One sideshow came in mid-December when Karl Hapsburg, a Catholic politician and son of the heir to the Austro-Hungarian throne, said that even the guillotine is preferable as an instrument of death. His comment was greeted with some derision by Austrian journalists, who noted that Hapsburg has recently been charged with diverting money for political purposes from a charity whose proceeds are intended for children in the Third World.

Bishops will decide

On the German abortion counseling issue, a decision is expected from the full assembly of 78 bishops at the end of February. In 1997, just over 130,000 abortions were performed in Germany. (The country’s population is approximately 82 million, with some 27 million Catholics.)

Administrators of Catholic counseling centers assert that approximately 5,000 women opted not to have abortions in 1997 because of their intervention. A spokesperson for Catholic social service professionals said that 23 percent of women who visit a church counseling center choose to have their babies.

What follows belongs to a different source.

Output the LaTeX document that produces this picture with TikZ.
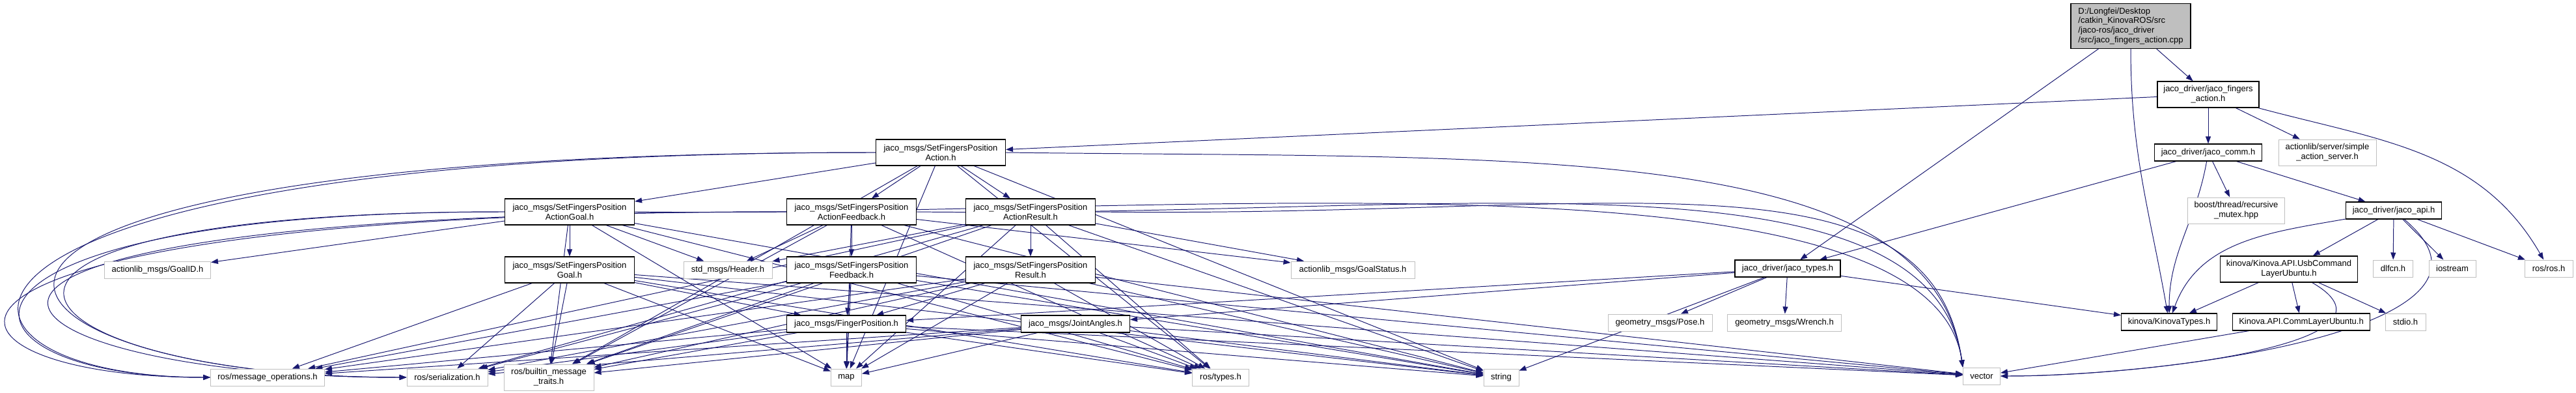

Several official lay organizations, including the powerful Central Committee of German Catholics, have asked the bishops to stay in the counseling system, while pro-life groups have expressed opposition.

The German government and the Red Cross also run counseling centers.

The German newspaper Süddeutschen Zeitung reported Jan. 25 that a working group in the bishops’ conference is proposing two options. Under one, church centers would continue issuing certificates, but they would be accompanied by a list of services the church offers to women and families, and a reminder of Catholic teaching on abortion. Sources said this would be the preferred solution, but the pope is unlikely to accept it.

The other proposal is for the centers to stop issuing certificates altogether and allow women to inform doctors themselves that they have received counseling. This plan, however, would probably require a modification of German law and is therefore considered impractical.

Annegret Laakman, spokesperson for a Catholic women’s group called "Frauenwürde" ("Women’s Dignity") that supports church participation in the certificates program, told NCR in a telephone interview that she believes the most likely outcome is that some dioceses will withdraw from the system and others will remain.

"The bishops are divided," she said. "It will be very difficult to get an agreement among all of them." Laakman cited Limburg, Mainz, Münster, Aachen and Trier as among the dioceses likely to remain in the system.

The bishop of Limburg, Franz Kamphaus, has publicly announced that he favors staying in the counseling system.

The Fulda diocese under Archbishop Johannes Dyba, by contrast, already does not participate. Laakman said that Frauenwürde is working with the local government and a group of supportive priests to open a lay-run Catholic counseling center in the diocese that would have the authority to issue the certificates. She believes the government will approve the center and hopes to raise enough money to open it this summer.